Right after the Civil War, says Stanford's Richard White, Americans were really hopeful, then reality hit
Library of America: In The Republic for Which It Stands, you take up the challenge of treating two periods of American history, Reconstruction and the Gilded Age, which are often written about in isolation from each other. One way you bridge the divide is by taking the Republican vision of a good society—a society of homes and “homogenous citizenship”—as an overarching theme, using it as a kind of yardstick against which to measure the age. Was the distance between governing ideology and life as it was actually lived unusually great in this period?
Richard White: Originally, the distance between ideology and life wasn’t great at all. At the end of the Civil War, the United States hadn’t yet become a nation of wage workers. Independent labor and prosperous homes seemed the inevitable outcome of a war to eliminate slavery. Large factories remained relatively rare and class divisions, although real, weren’t impenetrable. Americans believed that free labor would secure independent homes, and black homes, identical to white homes, would arise in the wake of the war. Springfield—Lincoln’s home town—embodied their hopes; the nation would become a collection of Springfields.
Similarly, a homogenous citizenry with a set of uniform rights guaranteed by the federal government in a remade republic was legislatively possible in 1865, but the ideal was never absolute. In practice Indians and Chinese would be totally, and white and black women partially, excluded.
By the 1870s the gulf between the ideal and the reality had widened considerably and would continue to widen for the rest of the century. Americans listed as the markers of this failure the decline of independent labor and the rise of a large and permanent class of wage workers. The inability of many wage workers to earn enough to support the gendered ideal of a home—men protecting and supporting families, women in charge of hearth and home and nurturing children as republican citizens—proved alarming. Particularly in cities, immigrant tenements became the antithesis of the home. Not only did the federal government fail to secure black people a full and equal citizenship, but in both urban areas and the South, reformers pushed restrictions on suffrage. A kind of cultural panic, often racialized, ensued in which black people, Indians, Chinese, tramps, single working women, and many immigrants were defined as threats to the white home.
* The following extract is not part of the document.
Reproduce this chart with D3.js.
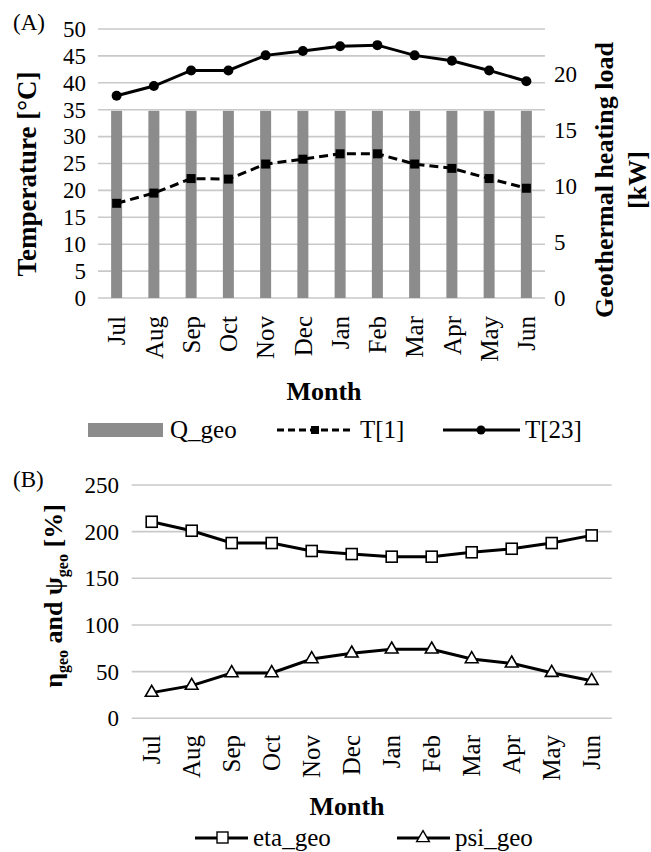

Although the economy grew immensely, the evidence we have indicates that individual well-being declined. Americans grew shorter, sicker, and the children of the poor—particularly the black and urban poor—died in shocking numbers. If the purpose of the economy was to buttress the Republic, it seemed to be failing while the two dangerous classes, the very rich and the poor, increased in numbers. The old ideal of a working life—the original American dream of a competency, the amount of money needed to support a family, provide a cushion for hard times and old age and to set children up in life, rather than great riches—seemed harder and harder to attain.